** Start of AVAILABLE DATA **
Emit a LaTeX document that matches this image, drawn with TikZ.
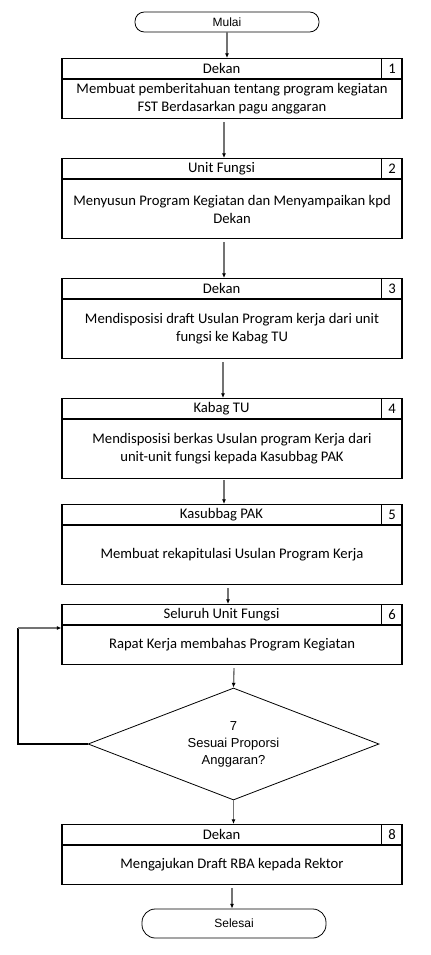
\documentclass[tikz,border=0pt]{standalone}
\usepackage{fontspec}
\setmainfont{Carlito}
\newfontfamily\termfont{Liberation Sans}
\usetikzlibrary{calc,arrows.meta,shapes.geometric}
\tikzset{
  stepframe/.style={draw, line width=0.8pt, minimum width=255pt, inner sep=0pt},
  sepline/.style={line width=0.8pt},
  unitlabel/.style={font=\fontsize{11}{13.4}\selectfont, inner sep=0pt},
  numlabel/.style={font=\fontsize{11}{13.4}\selectfont, inner sep=0pt},
  bodytext/.style={font=\fontsize{11}{13.4}\selectfont, align=center, inner sep=0pt},
  terminal/.style={draw, line width=0.6pt, rounded corners=7pt, minimum width=138pt,
    inner sep=0pt, font=\termfont\fontsize{9}{11}\selectfont},
  decision/.style={draw, diamond, aspect=2.6, line width=0.6pt, minimum width=218.25pt,
    minimum height=84pt, inner sep=0pt, align=center,
    font=\termfont\fontsize{9.75}{12.75}\selectfont},
  flow/.style={draw=black!55, line width=1pt, -{Latex[length=3.5pt,width=3pt,color=black]}},
  loopline/.style={line width=1.6pt}
}
\newcommand{\StepBox}[6]{%
  % #1 name, #2 top y (px), #3 height (px), #4 unit, #5 number, #6 body text
  \node[stepframe, minimum height=#3*0.75pt, anchor=north] (#1) at (232,#2) {};
  % header line and number cell
  \draw[sepline] ([yshift=-15.75pt]#1.north west) -- ([yshift=-15.75pt]#1.north east);
  \draw[sepline] ([xshift=-15.75pt]#1.north east) -- ([xshift=-15.75pt,yshift=-15.75pt]#1.north east);
  % texts
  \node[unitlabel] (#1-unit) at ($(#1.north west)!0.5!([xshift=-15.75pt,yshift=-15.75pt]#1.north east)$) {#4};
  \node[numlabel] (#1-num) at ([xshift=-7.9pt,yshift=-7.9pt]#1.north east) {#5};
  \node[bodytext] (#1-text) at ($([yshift=-15.75pt]#1.north)!0.5!(#1.south)$) {#6};
}

\begin{document}
\begin{tikzpicture}[x=0.75pt, y=-0.75pt]
  \useasboundingbox (0,0) rectangle (431,955);

  % =======================
  % Start and steps
  % =======================
  \node[terminal, minimum height=15pt] (start) at (227,22) {Mulai};

  \StepBox{step1}{58}{60}{Dekan}{1}{Membuat pemberitahuan tentang program kegiatan\\FST Berdasarkan pagu anggaran}
  \StepBox{step2}{158}{80}{Unit Fungsi}{2}{Menyusun Program Kegiatan dan Menyampaikan kpd\\Dekan}
  \StepBox{step3}{278}{80}{Dekan}{3}{Mendisposisi draft Usulan Program kerja dari unit\\fungsi ke Kabag TU}
  \StepBox{step4}{398}{80}{Kabag TU}{4}{Mendisposisi berkas Usulan program Kerja dari\\unit-unit fungsi kepada Kasubbag PAK}
  \StepBox{step5}{504}{80}{Kasubbag PAK}{5}{Membuat rekapitulasi Usulan Program Kerja}
  \StepBox{step6}{604}{60}{Seluruh Unit Fungsi}{6}{Rapat Kerja membahas Program Kegiatan}

  % =======================
  % Decision and end
  % =======================
  \node[decision] (check) at (233.5,744) {7\\Sesuai Proporsi\\Anggaran?};

  \StepBox{step8}{824}{60}{Dekan}{8}{Mengajukan Draft RBA kepada Rektor}

  \node[terminal, minimum height=21.75pt, rounded corners=10pt] (finish) at (234,923.5) {Selesai};

  % =======================
  % Connectors
  % =======================
  \draw[flow] (start.south) -- (start.south |- step1.north);
  \draw[flow] ([xshift=-6pt,yshift=-2.25pt]step1.south) -- ([xshift=-6pt]step2.north);
  \draw[flow] ([xshift=-6pt,yshift=-2.25pt]step2.south) -- ([xshift=-6pt]step3.north);
  \draw[flow] ([xshift=-6.75pt,yshift=-2.25pt]step3.south) -- ([xshift=-6.75pt]step4.north);
  \draw[flow] ([xshift=-6pt,yshift=-0.75pt]step4.south) -- ([xshift=-6pt]step5.north);
  \draw[flow] ([xshift=-3pt,yshift=-2.25pt]step5.south) -- ([xshift=-3pt]step6.north);
  \draw[flow] ([xshift=1.5pt,yshift=-2.25pt]step6.south) -- (check.north);
  \draw[flow] (check.south) -- (check.south |- step8.north);
  \draw[flow] ([yshift=-2.25pt]step8.south) -- (step8.south |- finish.north);

  % loop back when not matching
  \coordinate (loopcorner) at (18,628);
  \draw[loopline] (check.west) -| (loopcorner);
  \draw[flow] (loopcorner) -- (loopcorner -| step6.west);

\end{tikzpicture}
\end{document}
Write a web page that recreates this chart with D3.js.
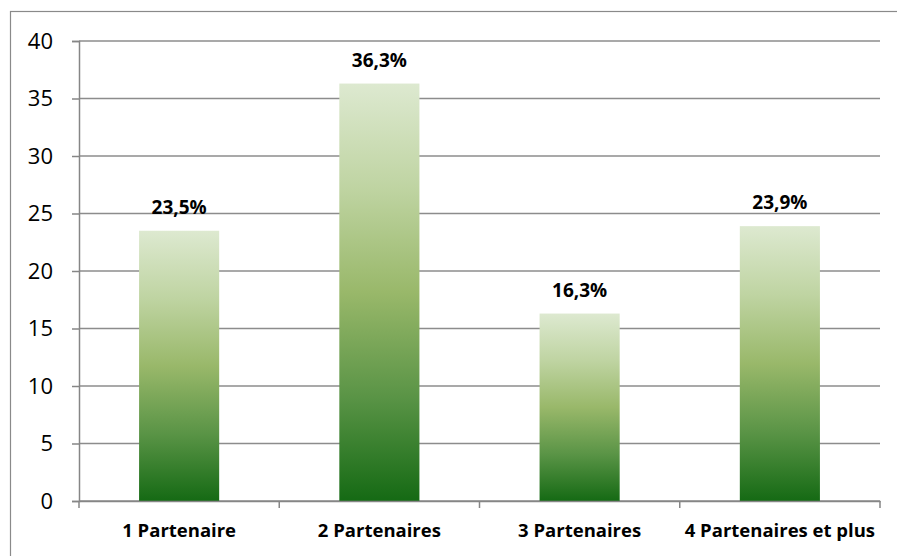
** End of AVAILABLE DATA **
** SET TASK **
Copy all the entries word for word. Omit any pictures.

** TASK SOLUTION **
Emit a LaTeX document that matches this image, drawn with TikZ.
\documentclass[tikz,border=0pt]{standalone}
\usepackage{fontspec}
\setmainfont{Carlito}
\newfontfamily\termfont{Liberation Sans}
\usetikzlibrary{calc,arrows.meta,shapes.geometric}
\tikzset{
  stepframe/.style={draw, line width=0.8pt, minimum width=255pt, inner sep=0pt},
  sepline/.style={line width=0.8pt},
  unitlabel/.style={font=\fontsize{11}{13.4}\selectfont, inner sep=0pt},
  numlabel/.style={font=\fontsize{11}{13.4}\selectfont, inner sep=0pt},
  bodytext/.style={font=\fontsize{11}{13.4}\selectfont, align=center, inner sep=0pt},
  terminal/.style={draw, line width=0.6pt, rounded corners=7pt, minimum width=138pt,
    inner sep=0pt, font=\termfont\fontsize{9}{11}\selectfont},
  decision/.style={draw, diamond, aspect=2.6, line width=0.6pt, minimum width=218.25pt,
    minimum height=84pt, inner sep=0pt, align=center,
    font=\termfont\fontsize{9.75}{12.75}\selectfont},
  flow/.style={draw=black!55, line width=1pt, -{Latex[length=3.5pt,width=3pt,color=black]}},
  loopline/.style={line width=1.6pt}
}
\newcommand{\StepBox}[6]{%
  % #1 name, #2 top y (px), #3 height (px), #4 unit, #5 number, #6 body text
  \node[stepframe, minimum height=#3*0.75pt, anchor=north] (#1) at (232,#2) {};
  % header line and number cell
  \draw[sepline] ([yshift=-15.75pt]#1.north west) -- ([yshift=-15.75pt]#1.north east);
  \draw[sepline] ([xshift=-15.75pt]#1.north east) -- ([xshift=-15.75pt,yshift=-15.75pt]#1.north east);
  % texts
  \node[unitlabel] (#1-unit) at ($(#1.north west)!0.5!([xshift=-15.75pt,yshift=-15.75pt]#1.north east)$) {#4};
  \node[numlabel] (#1-num) at ([xshift=-7.9pt,yshift=-7.9pt]#1.north east) {#5};
  \node[bodytext] (#1-text) at ($([yshift=-15.75pt]#1.north)!0.5!(#1.south)$) {#6};
}

\begin{document}
\begin{tikzpicture}[x=0.75pt, y=-0.75pt]
  \useasboundingbox (0,0) rectangle (431,955);

  % =======================
  % Start and steps
  % =======================
  \node[terminal, minimum height=15pt] (start) at (227,22) {Mulai};

  \StepBox{step1}{58}{60}{Dekan}{1}{Membuat pemberitahuan tentang program kegiatan\\FST Berdasarkan pagu anggaran}
  \StepBox{step2}{158}{80}{Unit Fungsi}{2}{Menyusun Program Kegiatan dan Menyampaikan kpd\\Dekan}
  \StepBox{step3}{278}{80}{Dekan}{3}{Mendisposisi draft Usulan Program kerja dari unit\\fungsi ke Kabag TU}
  \StepBox{step4}{398}{80}{Kabag TU}{4}{Mendisposisi berkas Usulan program Kerja dari\\unit-unit fungsi kepada Kasubbag PAK}
  \StepBox{step5}{504}{80}{Kasubbag PAK}{5}{Membuat rekapitulasi Usulan Program Kerja}
  \StepBox{step6}{604}{60}{Seluruh Unit Fungsi}{6}{Rapat Kerja membahas Program Kegiatan}

  % =======================
  % Decision and end
  % =======================
  \node[decision] (check) at (233.5,744) {7\\Sesuai Proporsi\\Anggaran?};

  \StepBox{step8}{824}{60}{Dekan}{8}{Mengajukan Draft RBA kepada Rektor}

  \node[terminal, minimum height=21.75pt, rounded corners=10pt] (finish) at (234,923.5) {Selesai};

  % =======================
  % Connectors
  % =======================
  \draw[flow] (start.south) -- (start.south |- step1.north);
  \draw[flow] ([xshift=-6pt,yshift=-2.25pt]step1.south) -- ([xshift=-6pt]step2.north);
  \draw[flow] ([xshift=-6pt,yshift=-2.25pt]step2.south) -- ([xshift=-6pt]step3.north);
  \draw[flow] ([xshift=-6.75pt,yshift=-2.25pt]step3.south) -- ([xshift=-6.75pt]step4.north);
  \draw[flow] ([xshift=-6pt,yshift=-0.75pt]step4.south) -- ([xshift=-6pt]step5.north);
  \draw[flow] ([xshift=-3pt,yshift=-2.25pt]step5.south) -- ([xshift=-3pt]step6.north);
  \draw[flow] ([xshift=1.5pt,yshift=-2.25pt]step6.south) -- (check.north);
  \draw[flow] (check.south) -- (check.south |- step8.north);
  \draw[flow] ([yshift=-2.25pt]step8.south) -- (step8.south |- finish.north);

  % loop back when not matching
  \coordinate (loopcorner) at (18,628);
  \draw[loopline] (check.west) -| (loopcorner);
  \draw[flow] (loopcorner) -- (loopcorner -| step6.west);

\end{tikzpicture}
\end{document}
Write a web page that recreates this chart with D3.js.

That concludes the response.